На экране скакали молодые люди – худые, с длинными волосами. Они держали в руках что-то наподобие факелов, которые тем не менее не могли – как ни старались – осветить черно-белый мир фильма. «Мы сможем больше», – кричали они, и над головами клубился дым: то ли пар от белого одеяла, гревшегося под их ногами и на их горячих телах и одеждах и оттого становившегося все тоньше, обнажавшего черную землю и мокрые щеки, то ли от странного горения. Они поджигали, должно быть, баловства ради, толстые круглые предметы, похожие на шины колес моего автомобиля или троллейбуса – а может, это они и были? Вот только зачем? Мне бы никогда в голову не пришло лишить свою желтую принцессу ее быстроходных ног – лишь только чтобы за моей спиной развевался красивый черно-белый пар?
– «Мы вырвемся к небу», – кричали герои, – продолжал закадровый голос. – И город им аплодировал, город плакал.
Экран стал окрашиваться в цвета; первым появился красный – цвет возводимых стен новой Башни и крови павших у ее подножия изможденных первопроходцев, положивших свои жизни к основанию новой, о которой самим им – увы – так и не было суждено узнать. Видеохроника стирала их, словно ластик: вот они были, и нет их. Затем проявился голубой – цвет неба, в которое рвалась Башня, и желтый – застывшее над всеми, кто живет и дышит, Солнце. Таким я уже помню наш мир. Таким я его видел.

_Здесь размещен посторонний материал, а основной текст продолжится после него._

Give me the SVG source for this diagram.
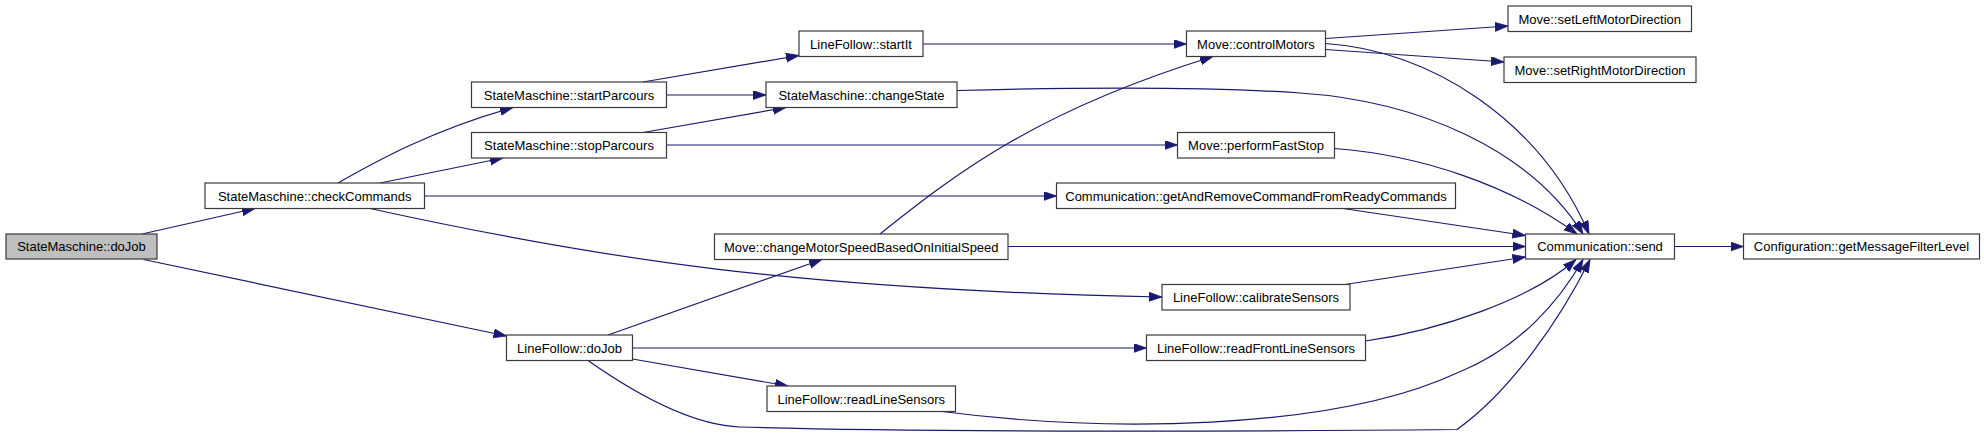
<svg xmlns="http://www.w3.org/2000/svg" width="1984" height="437" viewBox="0 0 1984 437">
<style>
  .node rect { fill: #ffffff; stroke: #3a3a3a; stroke-width: 1.2; }
  .node.active rect { fill: #bfbfbf; }
  .node text { font-family: "Liberation Sans", Arial, sans-serif; font-size: 13px; fill: #000000; text-anchor: middle; }
  .edges path { fill: none; stroke: #191970; stroke-width: 1.2; marker-end: url(#arr); }
</style>
<defs>
  <marker id="arr" markerUnits="userSpaceOnUse" markerWidth="15" markerHeight="11" refX="13" refY="4.5" orient="auto">
    <path d="M0,0 L13,4.5 L0,9 z" fill="#191970" stroke="#191970" stroke-width="0.8"/>
  </marker>
</defs>
<rect x="0" y="0" width="1984" height="437" fill="#ffffff"/>
<g class="edges" id="edges">
  <path d="M142,234 L255,208.5"/>
  <path d="M143.5,259.5 L506.5,336"/>
  <path d="M338,183 C375,162 432,130 513,107.5"/>
  <path d="M380,183 L503,158"/>
  <path d="M424.5,196 L1056.5,196"/>
  <path d="M370,208.5 C600,259 800,290 1162,297"/>
  <path d="M643,82 L799,55.5"/>
  <path d="M666.5,95 L766,95"/>
  <path d="M643,132.5 L786,107.5"/>
  <path d="M666.5,145 L1177.5,145"/>
  <path d="M923,44 L1186.5,44"/>
  <path d="M957,90.5 C1050,88 1200,86 1300,93 C1420,101 1530,150 1583,234"/>
  <path d="M880,234 C960,170 1040,110 1213,56.5"/>
  <path d="M1008,246.5 L1525.5,246.5"/>
  <path d="M608,335 L822,259.5"/>
  <path d="M632.5,348 L1146.5,348"/>
  <path d="M632.5,359 L788,386"/>
  <path d="M588,360.5 C630,390 690,425 740,427 C900,432 1200,432 1457,429.5 C1510,392 1560,320 1590,259.5"/>
  <path d="M942,411.5 C1100,432 1330,432 1457,373 C1520,348 1560,300 1583,259.5"/>
  <path d="M1325.5,38.5 L1508,26"/>
  <path d="M1325.5,49.5 L1504,62"/>
  <path d="M1325.5,43.5 C1430,50 1540,120 1589,234"/>
  <path d="M1334.5,148.5 C1420,155 1510,185 1577,234"/>
  <path d="M1343,208.5 L1525.5,235.5"/>
  <path d="M1345,284.5 L1525.5,257"/>
  <path d="M1365.5,341 C1440,330 1530,300 1576,259.5"/>
  <path d="M1674.5,246.5 L1743.5,246.5"/>
</g>
<g class="node active" id="node-statemaschine-dojob"><rect x="6" y="234" width="151" height="25"/><text x="81.5" y="251">StateMaschine::doJob</text></g>
<g class="node" id="node-checkcommands"><rect x="205" y="183" width="219.5" height="25.5"/><text x="314.75" y="200.5">StateMaschine::checkCommands</text></g>
<g class="node" id="node-startparcours"><rect x="471.5" y="82" width="195" height="25.5"/><text x="569" y="99.5">StateMaschine::startParcours</text></g>
<g class="node" id="node-stopparcours"><rect x="471.5" y="132.5" width="195" height="25.5"/><text x="569" y="150">StateMaschine::stopParcours</text></g>
<g class="node" id="node-startit"><rect x="799" y="31" width="124" height="25.5"/><text x="861" y="48.5">LineFollow::startIt</text></g>
<g class="node" id="node-changestate"><rect x="766" y="82" width="191" height="25.5"/><text x="861.5" y="99.5">StateMaschine::changeState</text></g>
<g class="node" id="node-changemotorspeed"><rect x="714.5" y="234" width="293.5" height="25.5"/><text x="861.25" y="251.5">Move::changeMotorSpeedBasedOnInitialSpeed</text></g>
<g class="node" id="node-linefollow-dojob"><rect x="506.5" y="335" width="126" height="25.5"/><text x="569.5" y="352.5">LineFollow::doJob</text></g>
<g class="node" id="node-readlinesensors"><rect x="767" y="386" width="188.5" height="25.5"/><text x="861.25" y="403.5">LineFollow::readLineSensors</text></g>
<g class="node" id="node-controlmotors"><rect x="1186.5" y="31" width="139" height="25.5"/><text x="1256" y="48.5">Move::controlMotors</text></g>
<g class="node" id="node-performfaststop"><rect x="1177.5" y="132.5" width="157" height="25.5"/><text x="1256" y="150">Move::performFastStop</text></g>
<g class="node" id="node-getandremove"><rect x="1056.5" y="183" width="399" height="25.5"/><text x="1256" y="200.5">Communication::getAndRemoveCommandFromReadyCommands</text></g>
<g class="node" id="node-calibratesensors"><rect x="1162" y="284.5" width="188" height="25.5"/><text x="1256" y="302">LineFollow::calibrateSensors</text></g>
<g class="node" id="node-readfrontlinesensors"><rect x="1146.5" y="335" width="219" height="25.5"/><text x="1256" y="352.5">LineFollow::readFrontLineSensors</text></g>
<g class="node" id="node-setleftmotordirection"><rect x="1508" y="6" width="183.5" height="25.5"/><text x="1599.75" y="23.5">Move::setLeftMotorDirection</text></g>
<g class="node" id="node-setrightmotordirection"><rect x="1504" y="57" width="192" height="25.5"/><text x="1600" y="74.5">Move::setRightMotorDirection</text></g>
<g class="node" id="node-send"><rect x="1525.5" y="234" width="149" height="25"/><text x="1600" y="251">Communication::send</text></g>
<g class="node" id="node-getmessagefilterlevel"><rect x="1743.5" y="234" width="236" height="25"/><text x="1861.5" y="251">Configuration::getMessageFilterLevel</text></g>
</svg>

Башня на экране выросла буквально из-под земли, как гриб, – за мгновения.
– Люди-первопроходцы обживались на стройке своей мечты, а простые севастопольцы ходили поглазеть и принести им пищу. Они поддерживали своих отчаянных земляков, но не хотели оставлять свои дома. Что ж, в этом есть справедливость, – рассуждал закадровый голос. – Ведь каждому свое?
«Не слишком ли он много на себя берет?» – мрачно подумал я.
– Эти люди – наши герои, – воскликнула вдруг Евпатория. – Они построили нам Чудо! Слава им!
– Городские дурачки и подглядыватели чужих жизней рыскали вокруг Великой стройки, ища, чем бы поживиться, – продолжал голос. Он вдруг приобрел железные, непримиримые нотки. Подглядыватели на экране выглядели отвратительно и ничем не отличались от дурачков, решил я. Словно мыши-полевки, коих мы встречали в большом количестве возле обрывов наших Правого и Левого морей. Они осторожно ступали, продумывая каждый свой шаг, принюхивались, вытягивая длинные шеи и носы, и шарахались от каждого шороха. Я ухмыльнулся и повернулся к Керчи.
– Кажется, кто-то хотел посвятить себя писанине? – спросил я.
– Не торопи события, – буркнула Керчь.
– Чтобы оградить себя от них, – как ни в чем не бывало продолжил голос, как будто необходимость ограждать была очевидной, – отважные первопроходцы построили высокий забор и впредь пускали в Башню только по специальным предложениям. Для всех остальных Башня стала закрытой территорией – чем-то вроде закрытого города внутри другого закрытого города. И для всех поколений с той поры было и будет так.